The initial complaint cited a report by the industry organization Video Advertising Bureau, which said in 2017 that Facebook's estimates of audience reach in every U.S. state were higher than the states' populations. The advertisers added in an amended complaint brought in 2020 that Facebook employees were aware of complaints about the potential reach metric since September 2015.

Meta had argued to U.S. District Court Judge James Donato in San Francisco that the case shouldn't proceed as a class-action because the advertisers were too different from each other.

Donato rejected the company's argument on that point and allowed the matter to move forward as a class-action.

Meta then appealed to the 9th Circuit Court of Appeals, arguing that the class certified by Donato included advertisers that range from “sole proprietors to multinational corporations to governments.”

The company added that it would be impossible “to collectively adjudicate the unique mix of information seen by each advertiser.”

In March, the panel majority rejected Meta's argument, writing that fraud claims are “particularly well suited to class treatment.”

“Where, as in this case, a defendant has uniformly represented that a certain metric means something that it does not, the element of misrepresentation presents a common question,” Circuit Judge Sidney Thomas wrote in an opinion joined by J.Clifford Wallace.

Circuit Judge Danielle Forrest dissented, writing that the issues in the case involve “individualized questions,” including whether every advertiser in the class relied on misrepresentations by the company.

In May, Meta sought a new hearing at the 9th Circuit. The company argued that the critical question for class certification isn't whether it made misrepresentations, but how the alleged misrepresentations affected advertisers.
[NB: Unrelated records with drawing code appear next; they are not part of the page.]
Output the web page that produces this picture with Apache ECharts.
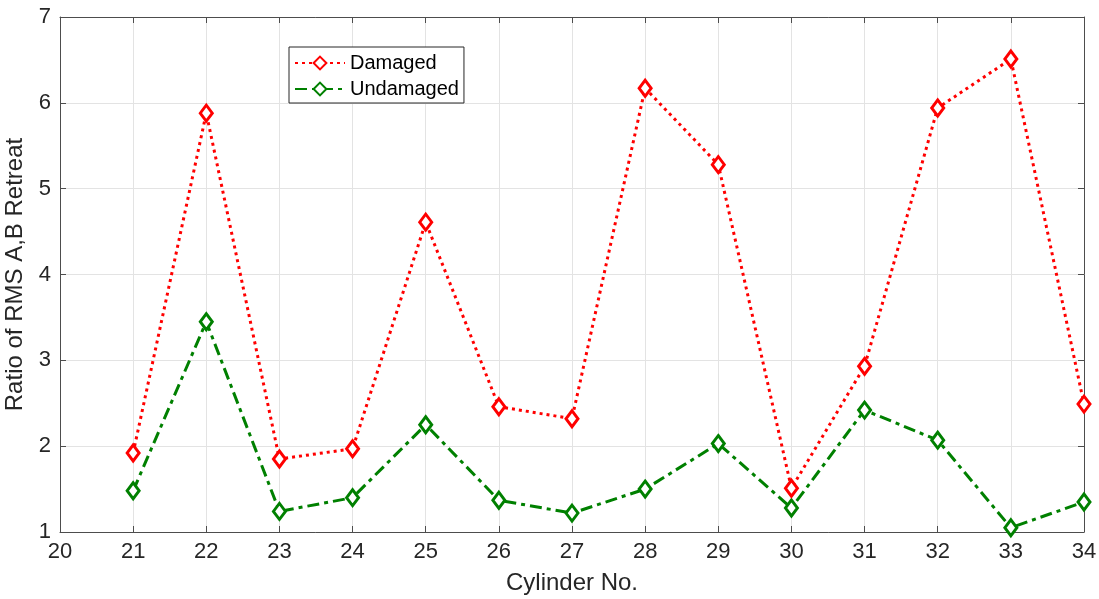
<!DOCTYPE html>
<html>
<head>
<meta charset="utf-8">
<script src="https://cdn.jsdelivr.net/npm/echarts@6/dist/echarts.min.js"></script>
<style>html,body{margin:0;padding:0;background:#fff;}#c{width:1099px;height:599px;}</style>
</head>
<body>
<div id="c"></div>
<script>
const cylinders = [21, 22, 23, 24, 25, 26, 27, 28, 29, 30, 31, 32, 33, 34];
const damaged = [1.92, 5.88, 1.85, 1.97, 4.61, 2.46, 2.32, 6.17, 5.28, 1.51, 2.93, 5.94, 6.51, 2.49];
const undamaged = [1.48, 3.45, 1.24, 1.40, 2.25, 1.37, 1.22, 1.50, 2.03, 1.28, 2.42, 2.07, 1.05, 1.35];
const xTicks = [20, 21, 22, 23, 24, 25, 26, 27, 28, 29, 30, 31, 32, 33, 34];
const yTicks = [1, 2, 3, 4, 5, 6, 7];

const FONT = 'Liberation Sans';
const axisCol = '#262626';
const chart = echarts.init(document.getElementById('c'), null, {renderer: 'canvas'});
const base = {
  axisLine: {show: true, lineStyle: {color: '#4d4d4d', width: 1}},
  axisTick: {show: true, inside: true, length: 6, lineStyle: {color: '#4d4d4d'}},
};
chart.setOption({
  animation: false,
  backgroundColor: '#fff',
  grid: {left: 60, right: 15, top: 17, bottom: 67, containLabel: false, outerBoundsMode: 'none'},
  legend: {
    left: 289, top: 47,
    orient: 'vertical',
    backgroundColor: '#fff',
    borderColor: '#262626', borderWidth: 1,
    padding: [6, 5, 4, 5],
    itemGap: 6,
    itemWidth: 50, itemHeight: 16,
    textStyle: {fontFamily: FONT, fontSize: 20, color: '#000'},
    data: ['Damaged', 'Undamaged']
  },
  xAxis: [{
    type: 'value', min: 20, max: 34, interval: 1,
    name: 'Cylinder No.', nameLocation: 'middle', nameGap: 39,
    nameTextStyle: {fontFamily: FONT, fontSize: 24, color: axisCol},
    axisLabel: {fontFamily: FONT, fontSize: 22, color: axisCol, margin: 9,
      formatter: v => xTicks.includes(v) ? String(v) : ''},
    splitLine: {show: true, lineStyle: {color: '#e3e3e3', width: 1}},
    ...base
  }, {
    type: 'value', min: 20, max: 34, interval: 1, position: 'top',
    axisLabel: {show: false}, splitLine: {show: false}, ...base
  }],
  yAxis: [{
    type: 'value', min: 1, max: 7, interval: 1,
    name: 'Ratio of RMS A,B Retreat', nameLocation: 'middle', nameGap: 27,
    nameTextStyle: {fontFamily: FONT, fontSize: 24, color: axisCol},
    axisLabel: {fontFamily: FONT, fontSize: 22, color: axisCol, margin: 9,
      formatter: v => yTicks.includes(v) ? String(v) : ''},
    splitLine: {show: true, lineStyle: {color: '#e3e3e3', width: 1}},
    ...base
  }, {
    type: 'value', min: 1, max: 7, interval: 1, position: 'right',
    axisLabel: {show: false}, splitLine: {show: false}, ...base
  }],
  series: [{
    name: 'Damaged', type: 'line',
    data: cylinders.map((c, i) => [c, damaged[i]]),
    symbol: 'diamond', symbolSize: [12, 16], showAllSymbol: true,
    lineStyle: {color: '#ff0000', width: 3, type: [3, 4]},
    itemStyle: {color: '#ffffff', borderColor: '#ff0000', borderWidth: 3},
    z: 3
  }, {
    name: 'Undamaged', type: 'line',
    data: cylinders.map((c, i) => [c, undamaged[i]]),
    symbol: 'diamond', symbolSize: [12, 16], showAllSymbol: true,
    lineStyle: {color: '#008000', width: 3, type: [12, 5, 4, 5]},
    itemStyle: {color: '#ffffff', borderColor: '#008000', borderWidth: 3},
    z: 2
  }]
});
</script>
</body>
</html>
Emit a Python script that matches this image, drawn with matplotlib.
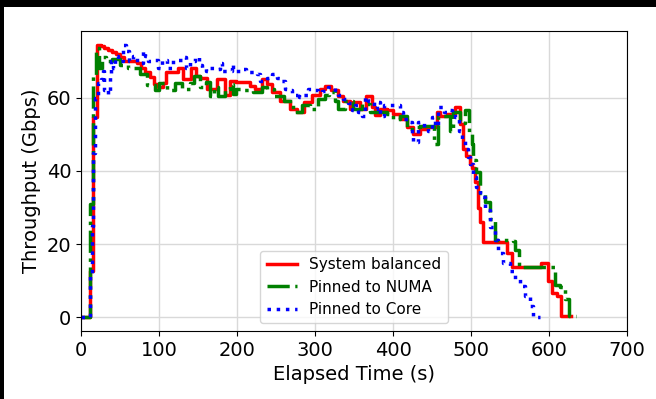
import matplotlib

matplotlib.use('Agg')
import matplotlib.pyplot as plt
from matplotlib.patches import Rectangle

# System balanced (step data)
red_t = [0, 11, 16, 20, 25, 30, 35, 40, 45, 50, 55, 65, 72, 77, 82, 88, 94, 99, 105, 109,
         124, 131, 141, 147, 152, 161, 174, 185, 191, 199, 217, 223, 232, 238, 245, 255, 268,
         277, 286, 296, 306, 313, 321, 330, 336, 345, 349, 358, 366, 373, 377, 383, 392, 400,
         409, 418, 426, 435, 443, 456, 460, 469, 480, 486, 490, 494, 499, 501, 505, 509, 512,
         515, 546, 552, 590, 599, 604, 610, 616, 628]
red_v = [0, 12.6, 54.6, 74.4, 74, 73.5, 73, 72.5, 72, 71, 70, 70, 69.5, 68, 67, 65.6, 63.7,
         62.8, 64, 67, 68, 65, 68.2, 66, 65.5, 62.4, 65.1, 60.6, 64.6, 64.2, 63.3, 62.4, 65.1,
         63.7, 61.5, 59.2, 57, 56, 58.7, 60.6, 62.4, 63.3, 62, 60.5, 59.2, 57, 58.7, 57, 60.5,
         57.4, 55.2, 57, 56.5, 55.6, 54.2, 52, 50.2, 51.5, 52, 56, 55, 55.6, 57.4, 52.9, 46,
         44, 42, 40.9, 37, 30, 26, 20.7, 17.5, 13.9, 14.8, 10, 6.7, 5.8, 0.4, 0.4]

# Pinned to NUMA
green_t = [0, 11, 16, 19, 23, 27, 32, 40, 50, 60, 75, 85, 95, 100, 110, 120, 130, 140, 145,
           152, 160, 165, 170, 176, 185, 191, 195, 199, 208, 221, 232, 238, 247, 260, 272,
           283, 294, 304, 313, 318, 325, 330, 338, 349, 360, 371, 392, 400, 409, 418, 428,
           435, 452, 458, 473, 477, 486, 492, 497, 501, 503, 507, 511, 518, 524, 531, 554,
           557, 561, 606, 608, 614, 620, 625, 634]
green_v = [0, 31, 66, 73.5, 68, 71, 70, 70.5, 69, 68, 66.5, 63.5, 62, 64, 62, 64, 62.5, 64,
           66, 63, 64.2, 60.5, 63, 60.5, 62.4, 63.7, 61, 62.4, 62, 61.5, 62.8, 62.4, 60.5,
           59.2, 56, 57.9, 57, 59.7, 60.6, 61.5, 59, 57, 59.2, 57, 58.3, 56, 55.6, 54.2, 55,
           51.5, 52, 52.4, 47.4, 55, 51, 56, 53, 56.5, 50.6, 47.4, 43, 39.6, 34, 31.6, 27,
           21.2, 21, 18.3, 13.8, 13.8, 8.9, 8.4, 5, 0.5, 0.5]

# Pinned to Core
blue_t = [0, 11, 12, 14, 16, 18, 22, 26, 28, 30, 32, 35, 37, 38, 41, 43, 47, 51, 54, 58, 62,
          67, 72, 79, 82, 86, 92, 99, 104, 110, 118, 130, 135, 140, 146, 151, 155, 160, 165,
          171, 178, 181, 193, 195, 206, 212, 225, 230, 238, 245, 251, 255, 261, 265, 270,
          274, 278, 280, 285, 291, 299, 304, 309, 317, 326, 330, 336, 342, 347, 351, 355,
          360, 364, 368, 375, 379, 383, 388, 398, 409, 413, 420, 424, 426, 432, 440, 445,
          450, 454, 458, 465, 471, 476, 480, 484, 488, 492, 496, 499, 503, 507, 512, 518,
          524, 531, 535, 541, 550, 556, 563, 569, 576, 580, 589]
blue_v = [0, 0, 12, 25, 45, 60, 64, 65, 67.3, 62, 62.4, 61, 66.4, 70, 68, 71.4, 70, 70, 74.3,
          72.8, 70, 71.4, 69.5, 72.8, 71.4, 70, 70.3, 68.2, 70.3, 68.2, 70.3, 71, 68.2, 70,
          71, 69, 68.2, 67.3, 68.2, 67.7, 69.6, 67.3, 69.1, 67.3, 67.7, 66.9, 66.4, 64.6,
          65.5, 66.4, 65.5, 64.6, 62.4, 62, 61, 60.6, 61.5, 60.1, 60.6, 62.4, 62, 61.5, 61.9,
          62.8, 61, 60.6, 59.6, 58.5, 56.5, 58, 56, 55.1, 60.1, 59.2, 57, 58.7, 55.1, 58, 58,
          56, 54.2, 53.3, 49.7, 47.9, 53.3, 52, 51, 54.6, 52.4, 57.4, 56, 56.5, 55.6, 54.7,
          51, 48.8, 46, 43.8, 42, 38.4, 35.6, 33, 29.3, 24.8, 21.2, 17.6, 14.8, 12.7, 10.4,
          8.6, 5.8, 3.1, 0, 0]

x_ticks = [0, 100, 200, 300, 400, 500, 600, 700]
y_ticks = [0, 20, 40, 60]

fig = plt.figure(figsize=(6.56, 3.99), dpi=100, facecolor='black')
# white canvas with the thin black strip at top and left of the reference
fig.patches.append(Rectangle((4 / 656, 0), 1, 1 - 7 / 399, transform=fig.transFigure,
                             facecolor='white', edgecolor='none', zorder=-10))
ax = fig.add_axes([81 / 656, 1 - 331 / 399, 546 / 656, 300 / 399])

ax.plot(red_t, red_v, drawstyle='steps-post', color='red', lw=2.5, ls='-',
        label='System balanced')
ax.plot(green_t, green_v, drawstyle='steps-post', color='green', lw=2.5, ls='-.',
        label='Pinned to NUMA')
ax.plot(blue_t, blue_v, drawstyle='steps-post', color='blue', lw=2.5, ls=':',
        label='Pinned to Core')

ax.set_xlim(0, 700)
ax.set_ylim(-3.7, 78.2)
ax.set_xticks(x_ticks)
ax.set_yticks(y_ticks)
ax.tick_params(labelsize=14)
ax.grid(True, color='#d9d9d9', lw=1)
ax.set_axisbelow(True)
ax.set_xlabel('Elapsed Time (s)', fontsize=14)
ax.set_ylabel('Throughput (Gbps)', fontsize=14)
ax.legend(loc='lower center', fontsize=11)

fig.savefig('out.png', dpi=100, facecolor=fig.get_facecolor())
plt.close()
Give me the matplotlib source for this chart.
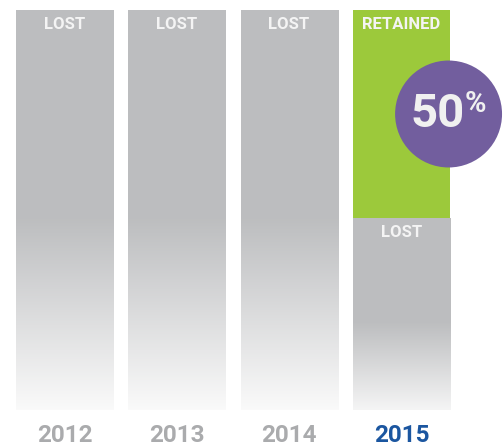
import numpy as np
import matplotlib
matplotlib.use("Agg")
import matplotlib.pyplot as plt

plt.rcParams["font.family"] = ["Roboto", "DejaVu Sans"]

# ---------------------------------------------------------------- DATA -----
years = ["2012", "2013", "2014", "2015"]
lost = [100, 100, 100, 50]          # share lost (%), bottom segment
retained = [0, 0, 0, 50]            # share retained (%), top segment
highlight_year = "2015"
headline = "50"                     # retained share shown in the badge

# ---------------------------------------------------------------- STYLE ----
GRAY = "#bcbdbf"
GREEN = "#9cc93b"
PURPLE = "#725e9e"
YEAR_GRAY = "#aaabad"
YEAR_BLUE = "#1b56a0"
LABEL = "#f4f4f4"
BAR_W = 0.864
FLOOR = 3.8                         # fade is cut off just above the baseline


def fade_fill(ax, patch, color):
    """Fill a bar with solid colour on its upper half fading to white below."""
    x0, y0 = patch.get_x(), patch.get_y()
    x1, y1 = x0 + patch.get_width(), y0 + patch.get_height()
    n = 600
    t = np.linspace(0, 1, n)[:, None]
    yy = y0 + t * (y1 - y0)
    alpha = np.clip(t * 2.0, 0, 1) * (yy >= FLOOR)
    rgba = np.zeros((n, 2, 4))
    rgba[..., :3] = matplotlib.colors.to_rgb(color)
    rgba[..., 3] = alpha
    im = ax.imshow(rgba, extent=(x0, x1, y0, y1), origin="lower",
                   aspect="auto", interpolation="nearest", zorder=1)
    im.set_clip_path(patch)


fig = plt.figure(figsize=(5.03, 4.47), dpi=100)
ax = fig.add_axes([0, 21 / 447, 1, 416 / 447])
x = np.arange(len(years))

lost_bars = ax.bar(x, lost, width=BAR_W, color="none", edgecolor="none")
for p in lost_bars:
    fade_fill(ax, p, GRAY)
ax.bar(x, retained, bottom=lost, width=BAR_W, color=GREEN, zorder=2)

off = 3.5  # label offset below segment top, in %
for i, (l, r) in enumerate(zip(lost, retained)):
    if r > 0:
        ax.text(i, l + r - off, "RETAINED", ha="center", va="center",
                color=LABEL, fontsize=12, fontweight="bold", zorder=5)
    ax.text(i, l - off, "LOST", ha="center", va="center",
            color=LABEL, fontsize=12, fontweight="bold", zorder=5)
    ax.text(i, -2.3, years[i], ha="center", va="center", clip_on=False,
            color=YEAR_BLUE if years[i] == highlight_year else YEAR_GRAY,
            fontsize=17.5, fontweight="bold")

# headline badge
hi = years.index(highlight_year)
bx, by = hi + 0.42, lost[hi] + retained[hi] * 0.5
ax.scatter([bx], [by], s=77 ** 2, color=PURPLE, edgecolors="none", zorder=4)
ax.text(bx - 0.095, by, headline, ha="center", va="center", color="#f0f0f0",
        fontsize=34, fontweight="bold", zorder=6)
ax.text(bx + 0.24, by + 2.4, "%", ha="center", va="center", color="#f0f0f0",
        fontsize=21, fontweight="bold", zorder=6)

ax.set_xlim(-64.5 / 112.3, (503 - 64.5) / 112.3)
ax.set_ylim(0, 100)
ax.axis("off")

fig.savefig("out.png", dpi=100)
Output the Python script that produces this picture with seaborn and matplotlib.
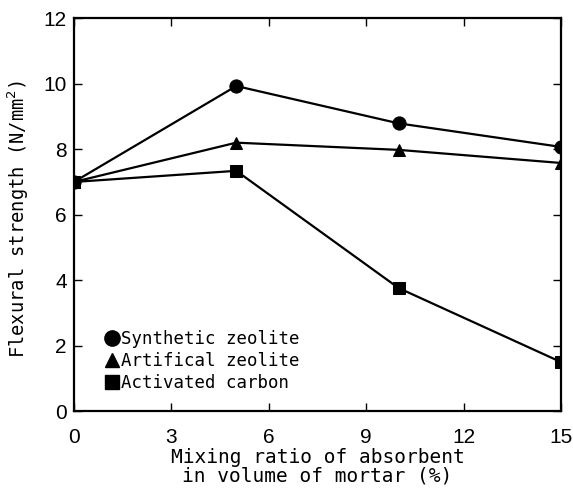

“If simply identifying the purported fraud were enough to certify a class, then all fraud class actions would be certified,” Meta writes.

The U.S. Chamber of Commerce backed that request, arguing in a friend-of-the-court brief that Meta's advertisers received individualized metrics, and therefore don't have enough in common to be able to proceed as a class.

“Deciding whether Meta made material misrepresentations to each class member and whether each class member relied on those alleged misrepresentations would thus require millions of individualized inquiries,” the Chamber of Commerce wrote.